Where did it all begin
When russia started a full-scale war against Ukraine, MacPaw was prepared and focused on providing for our employees’ physical and digital safety — taking the provision of humanitarian aid through our Fund as the next step.
However, we were not alone in our efforts. All macpawians in safety began applying their knowledge and resources to help resist the war by volunteering, joining the Armed Forces of Ukraine, and spreading truthful information about the war.
Our Tech R&D Lead — Sergii Kryvoblotskyi — has extensive experience in data protection. When he saw Ukrainian digital infrastructure suffering numerous cyberattacks, he decided to take action:
“As a Tech R&D team before the war, we did a lot of research. So I began to check which of them could contribute to the country’s informational security. One of these researches was about the technical implementation of network filtering on macOS. I’ve realized it could be well-applied to protecting computers from potentially dangerous apps and adapted to help users in our new reality.”

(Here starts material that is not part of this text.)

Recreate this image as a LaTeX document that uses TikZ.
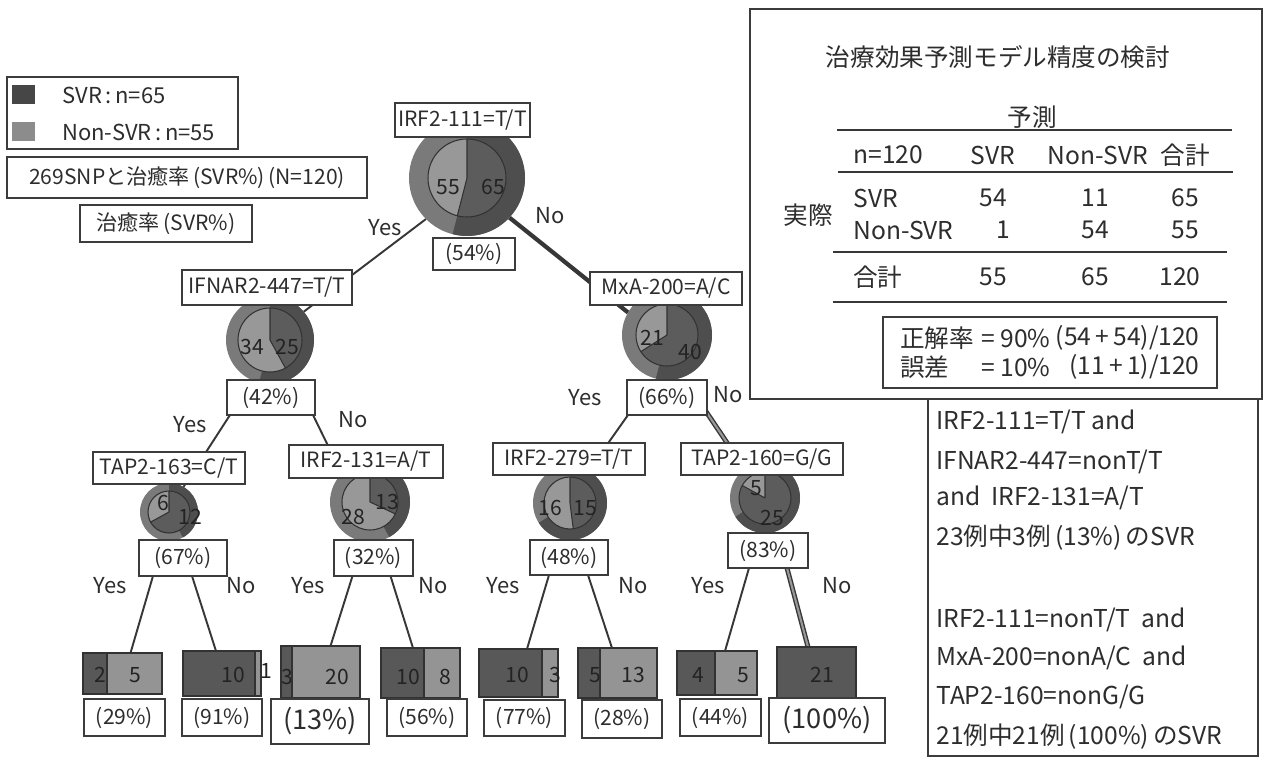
\documentclass[tikz,border=0pt]{standalone}
\usepackage{fontspec}
\setmainfont{Noto Sans CJK JP}
\usetikzlibrary{positioning, calc, backgrounds}
\definecolor{txt}{RGB}{45,45,45}
\definecolor{numtxt}{RGB}{35,35,35}
\definecolor{boxline}{RGB}{60,60,60}
\definecolor{lineclr}{RGB}{55,55,55}
\definecolor{pieedge}{RGB}{50,50,50}
\definecolor{svrout}{RGB}{78,78,78}
\definecolor{nsvrout}{RGB}{122,122,122}
\definecolor{svrin}{RGB}{92,92,92}
\definecolor{nsvrin}{RGB}{152,152,152}
\definecolor{svrbar}{RGB}{88,88,88}
\definecolor{nsvrbar}{RGB}{148,148,148}
\definecolor{legsvr}{RGB}{70,70,70}
\definecolor{legnsvr}{RGB}{140,140,140}
\newcommand{\px}{0.02cm}
\tikzset{
  lab/.style={rectangle, draw=boxline, fill=white, line width=0.9pt,
    inner sep=0pt, outer sep=0pt, font=\fontsize{12}{14}\selectfont, text=txt},
  biglab/.style={lab, font=\fontsize{15.5}{18}\selectfont},
  yn/.style={inner sep=0pt, font=\fontsize{12.5}{14}\selectfont, text=txt},
  num/.style={inner sep=0pt, font=\fontsize{12}{14}\selectfont, text=numtxt},
  tbl/.style={inner sep=0pt, font=\fontsize{14}{16}\selectfont, text=txt},
  piebase/.style={circle, inner sep=0pt, outer sep=0pt},
  bar/.style={rectangle, fill=nsvrbar, inner sep=0pt, outer sep=0pt},
  barline/.style={draw=pieedge, line width=0.7pt},
  pieline/.style={draw=pieedge, line width=0.6pt},
  conn/.style={draw=lineclr, line width=1.1pt},
  connbold/.style={draw=lineclr, line width=2.4pt},
  conndbl/.style={draw=lineclr, line width=0.8pt, double=nsvrin, double distance=1.2pt},
  rule/.style={draw=lineclr, line width=1.1pt}
}
% donut: name, centre, outer r, inner r, outer SVR share, inner SVR share
\newcommand{\donut}[6]{%
  \node[piebase, minimum size=2*#3*\px] (#1) at #2 {};
  \fill[nsvrout] (#1.center) circle (#3);
  \fill[svrout] (#1.center) -- ++(90:#3) arc[start angle=90, delta angle=-360*#5, radius=#3] -- cycle;
  \fill[nsvrin] (#1.center) circle (#4);
  \fill[svrin] (#1.center) -- ++(90:#4) arc[start angle=90, delta angle=-360*#6, radius=#4] -- cycle;
  \draw[pieline] (#1.center) circle (#4);
  \draw[pieline] (#1.center) -- ++(90:#4) (#1.center) -- ++({90-360*#6}:#4);
}
% leaf bar: name, centre, width, height, SVR width
\newcommand{\leafbar}[5]{%
  \node[bar, minimum width=#3*\px, minimum height=#4*\px] (#1) at #2 {};
  \fill[svrbar] (#1.north west) rectangle ++(#5,-#4);
  \draw[barline] (#1.north west) rectangle (#1.south east)
    ($(#1.north west)+(#5,0)$) -- ++(0,-#4);
}

\begin{document}
\begin{tikzpicture}[x=0.02cm, y=0.02cm]
  \begin{scope}[on background layer]
    \fill[white] (0,0) rectangle (1265,-758);
  \end{scope}
  \useasboundingbox (0,0) rectangle (1265,-758);

  % ── legend ──────────────────────────────────────────────
  \node[lab, minimum width=231*\px, minimum height=72*\px] (legend) at (122.5,-113) {};
  \fill[legsvr] (12,-85) rectangle (35,-104);
  \fill[legnsvr] (12,-122) rectangle (35,-141);
  \node[yn, anchor=west] (legA) at (62,-95) {SVR\,:\,n=65};
  \node[yn, anchor=west] (legB) at (62,-132) {Non-SVR\,:\,n=55};
  \node[lab, minimum width=360*\px, minimum height=41*\px] (title) at (187,-177.5)
    {269SNPと治癒率\,(SVR\%)\,(N=120)};
  \node[lab, minimum width=172*\px, minimum height=37*\px] (rate) at (166,-223.5)
    {治癒率\,(SVR\%)};

  % ── pies ────────────────────────────────────────────────
  \donut{rootpie}{(467,-178)}{58}{39}{0.54}{0.54}
  \donut{ifnarpie}{(270,-340)}{44}{32}{0.54}{0.42}
  \donut{mxapie}{(667,-335)}{45}{31}{0.54}{0.66}
  \donut{tapApie}{(169,-512)}{29}{21}{0.42}{0.67}
  \donut{irfBpie}{(370,-502)}{40}{28}{0.42}{0.32}
  \donut{irfCpie}{(570,-503)}{37}{26}{0.66}{0.48}
  \donut{tapBpie}{(765,-498)}{35}{26}{0.66}{0.83}

  \node[num] (n1) at (448,-187) {55};
  \node[num] (n2) at (493,-187) {65};
  \node[num] (n3) at (252,-347) {34};
  \node[num] (n4) at (287,-347) {25};
  \node[num] (n5) at (652,-338) {21};
  \node[num] (n6) at (690,-352) {40};
  \node[num] (n7) at (163,-503) {6};
  \node[num] (n8) at (190,-517) {12};
  \node[num] (n9) at (353,-517) {28};
  \node[num] (n10) at (387,-502) {13};
  \node[num] (n11) at (550,-508) {16};
  \node[num] (n12) at (585,-508) {15};
  \node[num] (n13) at (756,-488) {5};
  \node[num] (n14) at (772,-518) {25};

  % ── split labels and shares ─────────────────────────────
  \node[lab, minimum width=135*\px, minimum height=34*\px] (rootlab) at (462.5,-120) {IRF2-111=T/T};
  \node[lab, minimum width=82*\px, minimum height=32*\px] (rootpct) at (474,-254) {(54\%)};
  \node[lab, minimum width=170*\px, minimum height=35*\px] (ifnarlab) at (267,-287.5) {IFNAR2-447=T/T};
  \node[lab, minimum width=88*\px, minimum height=35*\px] (ifnarpct) at (271,-397.5) {(42\%)};
  \node[lab, minimum width=152*\px, minimum height=33*\px] (mxalab) at (666,-288.5) {MxA-200=A/C};
  \node[lab, minimum width=80*\px, minimum height=35*\px] (mxapct) at (667,-397.5) {(66\%)};
  \node[lab, minimum width=152*\px, minimum height=32*\px] (tapAlab) at (169,-468) {TAP2-163=C/T};
  \node[lab, minimum width=88*\px, minimum height=36*\px] (tapApct) at (183,-558) {(67\%)};
  \node[lab, minimum width=154*\px, minimum height=33*\px] (irfBlab) at (366,-461.5) {IRF2-131=A/T};
  \node[lab, minimum width=79*\px, minimum height=36*\px] (irfBpct) at (373.5,-558) {(32\%)};
  \node[lab, minimum width=152*\px, minimum height=32*\px] (irfClab) at (569,-459) {IRF2-279=T/T};
  \node[lab, minimum width=78*\px, minimum height=35*\px] (irfCpct) at (569,-557.5) {(48\%)};
  \node[lab, minimum width=162*\px, minimum height=32*\px] (tapBlab) at (762,-459) {TAP2-160=G/G};
  \node[lab, minimum width=80*\px, minimum height=35*\px] (tapBpct) at (768,-550.5) {(83\%)};

  % ── leaves ──────────────────────────────────────────────
  \leafbar{leafA}{(122.5,-673.5)}{79}{41}{24}
  \leafbar{leafB}{(222,-673.5)}{78}{45}{72}
  \leafbar{leafC}{(320.5,-672)}{79}{52}{11}
  \leafbar{leafD}{(420.5,-673)}{79}{50}{43}
  \leafbar{leafE}{(518.5,-673)}{79}{48}{63}
  \leafbar{leafF}{(617.5,-673)}{79}{50}{22}
  \leafbar{leafG}{(717,-673)}{80}{44}{38}
  \leafbar{leafH}{(816.5,-672.5)}{79}{51}{79}

  \node[num] (v1) at (100,-675) {2};
  \node[num] (v2) at (135,-675) {5};
  \node[num] (v3) at (233,-675) {10};
  \node[num] (v4) at (266,-671) {1};
  \node[num] (v5) at (287,-677) {3};
  \node[num] (v6) at (337,-677) {20};
  \node[num] (v7) at (408,-677) {10};
  \node[num] (v8) at (445,-677) {8};
  \node[num] (v9) at (517,-675) {10};
  \node[num] (v10) at (555,-675) {3};
  \node[num] (v11) at (595,-675) {5};
  \node[num] (v12) at (633,-675) {13};
  \node[num] (v13) at (698,-675) {4};
  \node[num] (v14) at (743,-675) {5};
  \node[num] (v15) at (822,-675) {21};

  \node[lab, minimum width=81*\px, minimum height=37*\px] (pctA) at (124.5,-717.5) {(29\%)};
  \node[lab, minimum width=80*\px, minimum height=37*\px] (pctB) at (222,-717.5) {(91\%)};
  \node[biglab, minimum width=98*\px, minimum height=45*\px] (pctC) at (320,-721.5) {(13\%)};
  \node[lab, minimum width=80*\px, minimum height=37*\px] (pctD) at (427,-717.5) {(56\%)};
  \node[lab, minimum width=81*\px, minimum height=36*\px] (pctE) at (524.5,-718) {(77\%)};
  \node[lab, minimum width=80*\px, minimum height=38*\px] (pctF) at (622,-719) {(28\%)};
  \node[lab, minimum width=81*\px, minimum height=37*\px] (pctG) at (720.5,-717.5) {(44\%)};
  \node[biglab, minimum width=116*\px, minimum height=45*\px] (pctH) at (827,-720.5) {(100\%)};

  % ── yes / no ────────────────────────────────────────────
  \node[yn] (y1) at (385,-228) {Yes};
  \node[yn] (o1) at (550,-216) {No};
  \node[yn] (y2) at (190,-425) {Yes};
  \node[yn] (o2) at (353,-420) {No};
  \node[yn] (y3) at (585,-398) {Yes};
  \node[yn] (o3) at (728,-395) {No};
  \node[yn] (y4) at (110,-586) {Yes};
  \node[yn] (o4) at (241,-586) {No};
  \node[yn] (y5) at (308,-586) {Yes};
  \node[yn] (o5) at (433,-586) {No};
  \node[yn] (y6) at (503,-586) {Yes};
  \node[yn] (o6) at (633,-586) {No};
  \node[yn] (y7) at (708,-586) {Yes};
  \node[yn] (o7) at (837,-586) {No};

  % ── connectors (behind boxes) ───────────────────────────
  \begin{scope}[on background layer]
    \draw[conn] (rootpie.225) -- (ifnarpie.40);
    \draw[connbold] (rootpie.-43) -- (mxapie.150);
    \draw[conn] ($(ifnarpct.south)+(-41,0)$) -- (tapApie.60);
    \draw[conn] ($(ifnarpct.south)+(42,0)$) -- (irfBpie.135);
    \draw[conn] ($(mxapct.south)+(-39,0)$) -- (irfCpie.60);
    \draw[conndbl] ($(mxapct.south east)+(-2,5)$) -- (tapBpie.125);
    \draw[conn] ($(tapApct.south)+(-30,0)$) -- ($(leafA.north)+(8,0)$);
    \draw[conn] ($(tapApct.south)+(9,0)$) -- ($(leafB.north)+(-6,0)$);
    \draw[conn] ($(irfBpct.south)+(-21,0)$) -- ($(leafC.north)+(10,0)$);
    \draw[conn] ($(irfBpct.south)+(17,0)$) -- ($(leafD.north)+(-7.5,0)$);
    \draw[conn] ($(irfCpct.south)+(-20,0)$) -- ($(leafE.north)+(8.5,0)$);
    \draw[conn] ($(irfCpct.south)+(19,0)$) -- ($(leafF.north)+(-5.5,0)$);
    \draw[conn] ($(tapBpct.south)+(-19,0)$) -- ($(leafG.north)+(8,0)$);
    \draw[conndbl] ($(tapBpct.south)+(19,0)$) -- ($(leafH.north)+(-8.5,0)$);
  \end{scope}

  % ── accuracy table ──────────────────────────────────────
  \draw[line width=1pt, draw=boxline] (750,-9) rectangle (1262,-399);
  \node[tbl] (tabtitle) at (998,-57) {治療効果予測モデル精度の検討};
  \node[tbl] (pred) at (1032,-117) {予測};
  \draw[rule] (837,-130) -- (1232,-130);
  \node[tbl, anchor=west] (h1) at (853,-155) {n=120};
  \node[tbl] (h2) at (993,-155) {SVR};
  \node[tbl] (h3) at (1098,-155) {Non-SVR};
  \node[tbl] (h4) at (1185,-155) {合計};
  \draw[rule] (838,-172) -- (1233,-172);
  \node[tbl] (act) at (808,-215) {実際};
  \node[tbl, anchor=west] (r1a) at (853,-198) {SVR};
  \node[tbl] (r1b) at (993,-198) {54};
  \node[tbl] (r1c) at (1095,-198) {11};
  \node[tbl] (r1d) at (1185,-198) {65};
  \node[tbl, anchor=west] (r2a) at (853,-230) {Non-SVR};
  \node[tbl] (r2b) at (1003,-230) {1};
  \node[tbl] (r2c) at (1095,-230) {54};
  \node[tbl] (r2d) at (1185,-230) {55};
  \draw[rule] (833,-252) -- (1227,-252);
  \node[tbl, anchor=west] (r3a) at (853,-277) {合計};
  \node[tbl] (r3b) at (993,-277) {55};
  \node[tbl] (r3c) at (1095,-277) {65};
  \node[tbl] (r3d) at (1180,-277) {120};
  \draw[rule, line width=1.6pt] (833,-302) -- (1227,-302);
  \node[lab, line width=1.3pt, minimum width=334*\px, minimum height=71*\px] (accbox) at (1050,-352.5) {};
  \node[tbl, anchor=west] (a1) at (900,-338) {正解率};
  \node[tbl, anchor=west] (a2) at (981,-338) {= 90\%};
  \node[tbl, anchor=east] (a3) at (1200,-338) {(54\,+\,54)/120};
  \node[tbl, anchor=west] (e1) at (900,-367) {誤差};
  \node[tbl, anchor=west] (e2) at (981,-367) {= 10\%};
  \node[tbl, anchor=east] (e3) at (1200,-367) {(11\,+\,1)/120};

  % ── rule summary ────────────────────────────────────────
  \draw[line width=1.6pt, draw=boxline] (928,-399) rectangle (1258,-756);
  \node[tbl, anchor=west] (s1) at (936,-422) {IRF2-111=T/T and};
  \node[tbl, anchor=west] (s2) at (936,-462) {IFNAR2-447=nonT/T};
  \node[tbl, anchor=west] (s3) at (936,-498) {and\ \ IRF2-131=A/T};
  \node[tbl, anchor=west] (s4) at (936,-538) {23例中3例\,(13\%)\,のSVR};
  \node[tbl, anchor=west] (s5) at (936,-620) {IRF2-111=nonT/T\ \ and};
  \node[tbl, anchor=west] (s6) at (936,-658) {MxA-200=nonA/C\ \ and};
  \node[tbl, anchor=west] (s7) at (936,-697) {TAP2-160=nonG/G};
  \node[tbl, anchor=west] (s8) at (936,-737) {21例中21例\,(100\%)\,のSVR};
\end{tikzpicture}
\end{document}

Why protecting your data is crucial in these unstable times
You may not know it, but in July 2016, russia enforced Federal bills No. 374-FZ and 375-FZ, which require telecom providers to store the content of voice calls, data, images, and text messages on russian servers for 6 months, and their metadata (e.g., time, location, message sender, and recipients) for 3 years. Online services such as messengers, emails, and social networks that use encrypted data are required to permit the Federal Security Service (FSB) to access and read their encrypted communications.
It means that all internet and telecom companies that have some presence in russia are obliged to disclose these communications and metadata and “all other information necessary” to authorities on request without a court order. Now FSB can simply call a local office of any tech company, and bam — they have access to your photos and text history.